Public-key algorithms are based on mathematical functions and are asymmetric in nature, involving the use of two keys, as opposed to conventional single key encryption. Several misconceptions are held about p-k:
- That p-k encryption is more secure from cryptanalysis than conventional encryption. In fact the security of any system depends on key length and the computational work involved in breaking the cipher.
- That p-k encryption has superseded single key encryption. This is unlikely due to the increased processing power required.
- That key management is trivial with public key cryptography, this is not correct.
Principles of Public-Key Cryptosystems
The concept of P-K evolved from an attempt to solve two problems, key distribution and the development of digital signatures. In 1976 Whitfield Diffie and Martin Hellman achieved great success in developing the conceptual framework. For conventional encryption the same key is used for encryption and decryption. This is not a necessary condition. Instead it is possible to develop a cryptographic system that relies on one key for encryption and a different but related key for decryption. Furthermore these algorithms have the following important characteristic:
It is computationally infeasible to determine the decryption key given only knowledge of the algorithm and the encryption key. In addition, some algorithms such as RSA, also exhibits the following characteristics:
Either of the two related keys can be used for encryption, with the other used for decryption.
Figure illustrates the P-K process. The steps are:
- Each system generates a pair of keys.
- Each system publishes its encryption key (public key) keeping its companion key private.
- If A wishes to send a message to B it encrypts the message using B’s public key.
- When B receives the message, it decrypts the message using its private key. No one else can decrypt the message because only B knows its private key.
Considering P-K in more detail we have a source A that produces plaintext X destined for B. B generates a pair of keys KUb (a public key) and KRb (a private key). With X and KUb as inputs, A forms the ciphertext Y :Y = EKUb(X)

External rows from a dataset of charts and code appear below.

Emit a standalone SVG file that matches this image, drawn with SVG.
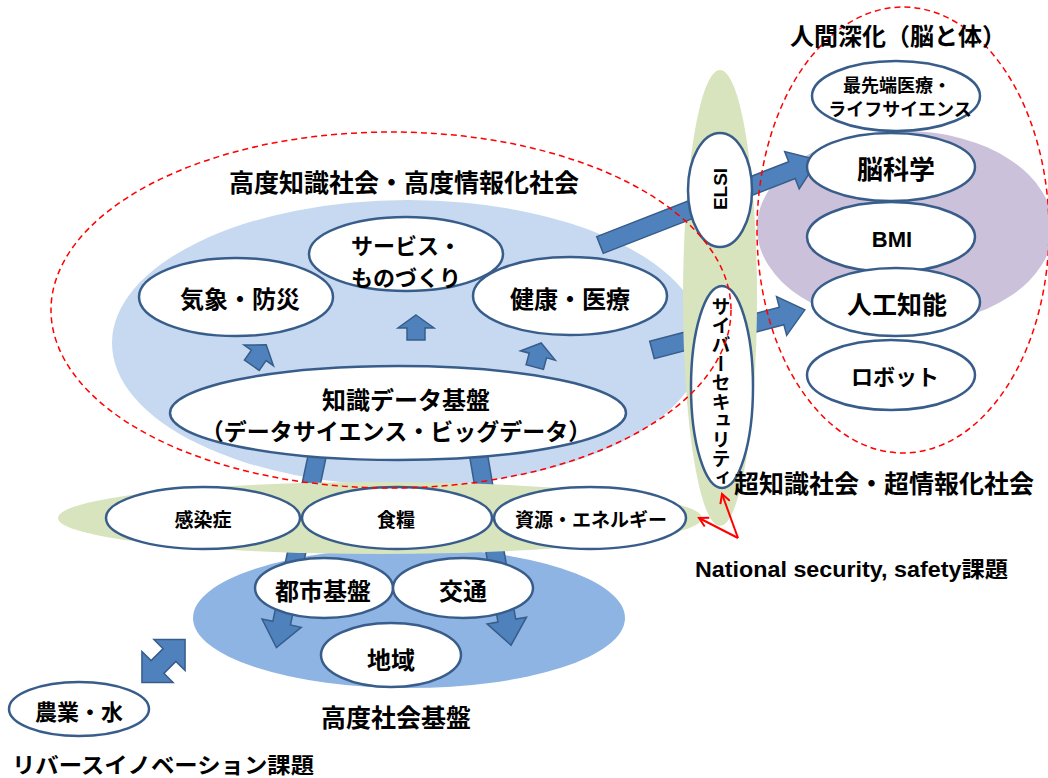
<svg xmlns="http://www.w3.org/2000/svg" width="1048" height="778" viewBox="0 0 1048 778">
<defs>
<style>
.n{fill:#fff;stroke:#385d8a;stroke-width:2.5}
.ba{fill:#4f81bd;stroke:#385d8a;stroke-width:1.5}
.dash{fill:none;stroke:#ff0000;stroke-width:1.5;stroke-dasharray:6 4}
.t{font-family:"Noto Sans CJK JP","Noto Sans CJK SC",sans-serif;font-weight:bold;text-anchor:middle;dominant-baseline:central;fill:#000}
.l{font-family:"Liberation Sans","Noto Sans CJK JP",sans-serif;font-weight:bold;fill:#000}
.red{fill:none;stroke:#ff0000;stroke-width:2}
</style>
<marker id="rh" markerWidth="12" markerHeight="12" refX="10" refY="6" orient="auto" markerUnits="userSpaceOnUse">
<path d="M1,1 L10,6 L1,11" fill="none" stroke="#ff0000" stroke-width="2"/>
</marker>
</defs>

<g id="backgrounds">
<ellipse cx="408" cy="343" rx="296" ry="143" fill="#c6d9f1"/>
<ellipse cx="409" cy="618" rx="216" ry="70" fill="#8eb4e3"/>
<ellipse cx="905" cy="228" rx="148" ry="97" fill="#ccc1da"/>
</g>

<g id="connectors">
<path class="ba" transform="translate(318,452) rotate(102)" d="M0,-9 L175,-9 L175,-20 L200,0 L175,20 L175,9 L0,9 Z"/>
<path class="ba" transform="translate(478,452) rotate(80.3)" d="M0,-9 L171,-9 L171,-20 L196,0 L171,20 L171,9 L0,9 Z"/>
<path class="ba" transform="translate(652,350) rotate(-14.7)" d="M0,-9 L134,-9 L134,-20 L158,0 L134,20 L134,9 L0,9 Z"/>
</g>

<g id="green-areas">
<ellipse cx="720" cy="298" rx="37" ry="228" fill="#d7e4bd"/>
<ellipse cx="380" cy="518" rx="322" ry="36" fill="#d7e4bd"/>
</g>

<g id="connectors-upper">
<path class="ba" transform="translate(600,245) rotate(-21.3)" d="M0,-9 L206,-9 L206,-20 L234,0 L206,20 L206,9 L0,9 Z"/>
<path class="ba" transform="translate(416,327.5)" d="M0,-12.5 L18,0.5 L9,0.5 L9,12.5 L-9,12.5 L-9,0.5 L-18,0.5 Z"/>
<path class="ba" transform="translate(259,355) rotate(35)" d="M0,-12.5 L18,0.5 L9,0.5 L9,12.5 L-9,12.5 L-9,0.5 L-18,0.5 Z"/>
<path class="ba" transform="translate(538,355) rotate(15)" d="M0,-12.5 L18,0.5 L9,0.5 L9,12.5 L-9,12.5 L-9,0.5 L-18,0.5 Z"/>
<path class="ba" transform="translate(163.5,661) rotate(-45)" d="M30.5,0 L8.5,-22 L8.5,-9 L-8.5,-9 L-8.5,-22 L-30.5,0 L-8.5,22 L-8.5,9 L8.5,9 L8.5,22 Z"/>
<path class="red" d="M738,538 L722,494" marker-end="url(#rh)"/>
<path class="red" d="M738,538 L699,518" marker-end="url(#rh)"/>
</g>

<g id="node-kisho"><ellipse class="n" cx="236" cy="297" rx="97" ry="39"/><text class="t" x="240" y="297" font-size="24">気象・防災</text></g>
<g id="node-service"><ellipse class="n" cx="406" cy="254" rx="97" ry="37"/><text class="t" x="406" y="244" font-size="22">サービス・</text><text class="t" x="406" y="276" font-size="22">ものづくり</text></g>
<g id="node-kenko"><ellipse class="n" cx="570" cy="296" rx="97" ry="39"/><text class="t" x="570" y="297" font-size="24">健康・医療</text></g>
<g id="node-chishiki"><ellipse class="n" cx="398" cy="413" rx="228" ry="47"/><text class="t" x="406" y="398" font-size="24">知識データ基盤</text><text class="t" x="396" y="430" font-size="23">（データサイエンス・ビッグデータ）</text></g>

<g id="node-kansen"><ellipse class="n" cx="203" cy="518" rx="97" ry="31"/><text class="t" x="203" y="518" font-size="19">感染症</text></g>
<g id="node-shokuryo"><ellipse class="n" cx="397" cy="518" rx="95" ry="31"/><text class="t" x="396" y="518" font-size="19">食糧</text></g>
<g id="node-shigen"><ellipse class="n" cx="590" cy="518" rx="96" ry="31"/><text class="t" x="591" y="518" font-size="19">資源・エネルギー</text></g>

<g id="node-toshi"><ellipse class="n" cx="324" cy="588" rx="69" ry="30"/><text class="t" x="323" y="589" font-size="24">都市基盤</text></g>
<g id="node-kotsu"><ellipse class="n" cx="463" cy="588" rx="70" ry="30"/><text class="t" x="463" y="589" font-size="24">交通</text></g>
<g id="node-chiiki"><ellipse class="n" cx="391" cy="655" rx="70" ry="32"/><text class="t" x="391" y="658" font-size="24">地域</text></g>

<g id="node-nogyo"><ellipse class="n" cx="79" cy="709" rx="70" ry="27"/><text class="t" x="79" y="710" font-size="22">農業・水</text></g>

<g id="node-elsi"><ellipse class="n" cx="720" cy="190" rx="32" ry="57"/><text class="l" transform="translate(720,189) rotate(-90)" text-anchor="middle" dominant-baseline="central" font-size="19">ELSI</text></g>
<g id="node-cyber"><ellipse class="n" cx="722" cy="387" rx="31" ry="101"/><text x="721" y="392" font-size="19" text-anchor="middle" style="writing-mode:vertical-rl;text-orientation:upright;font-family:'Noto Sans CJK JP',sans-serif;font-weight:bold">サイバーセキュリティ</text></g>

<g id="node-saisentan"><ellipse class="n" cx="896" cy="96" rx="84" ry="35"/><text class="t" x="897" y="84" font-size="18">最先端医療・</text><text class="t" x="900" y="108" font-size="18">ライフサイエンス</text></g>
<g id="node-nou"><ellipse class="n" cx="891" cy="167" rx="84" ry="34"/><text class="t" x="896" y="167" font-size="26">脳科学</text></g>
<g id="node-bmi"><ellipse class="n" cx="891" cy="237" rx="84" ry="35"/><text class="l" x="892" y="239" font-size="22" text-anchor="middle" dominant-baseline="central">BMI</text></g>
<g id="node-ai"><ellipse class="n" cx="896" cy="302" rx="84" ry="34"/><text class="t" x="897" y="303" font-size="25">人工知能</text></g>
<g id="node-robot"><ellipse class="n" cx="891" cy="375" rx="84" ry="35"/><text class="t" x="895" y="375" font-size="22">ロボット</text></g>

<g id="regions">
<ellipse class="dash" cx="391" cy="310" rx="340" ry="178"/>
<ellipse class="dash" cx="903" cy="230" rx="146" ry="223"/>
</g>

<g id="labels">
<text class="t" x="404" y="181" font-size="25">高度知識社会・高度情報化社会</text>
<text class="t" x="898" y="34" font-size="24">人間深化（脳と体）</text>
<text class="t" x="884" y="482" font-size="25">超知識社会・超情報化社会</text>
<text class="t" x="396" y="716" font-size="25">高度社会基盤</text>
<text class="t" x="12" y="763" font-size="22" textLength="302" lengthAdjust="spacingAndGlyphs" style="text-anchor:start">リバースイノベーション課題</text>
<text class="l" x="695" y="569" font-size="22" textLength="313" lengthAdjust="spacingAndGlyphs" dominant-baseline="central">National security, safety課題</text>
</g>
</svg>
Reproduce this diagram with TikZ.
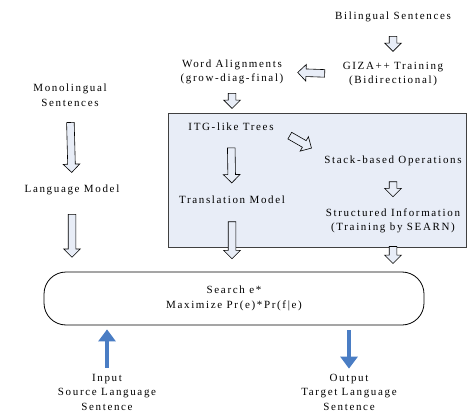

The intended receiver B is able to invert the transformation with his private key:
X = DKRb(Y ).
As previously mentioned, either key may be used for encryption with the other used for subsequent decryption. This facilitates a different form of scheme as shown in figure. In this case A prepares a message to B using his private key to encrypt and B can decrypt it using A’s public key .
Y = EKRa(X)
X = DKUa(Y ).
As the message was prepared using A’s private key it could only have come from A therefore the entire message serves as a digital signature. It should be noted that this scheme does not provide confidentiality because everyone has access to A’s public key. Also the scheme is not efficient because B must maintain/ store both the ciphertext (as proof of authenticity) and the decoded plaintext (for practical use of the document). A more efficient way of achieving the same result is to encrypt a small block of bits that are a function of the document. This block, called an authenticator, must have the property that it is infeasible to change the document without changing the authenticator. If the authenticator is encrypted using the senders private key then it serves as a signature that verifies the origin, content and sequencing of the document.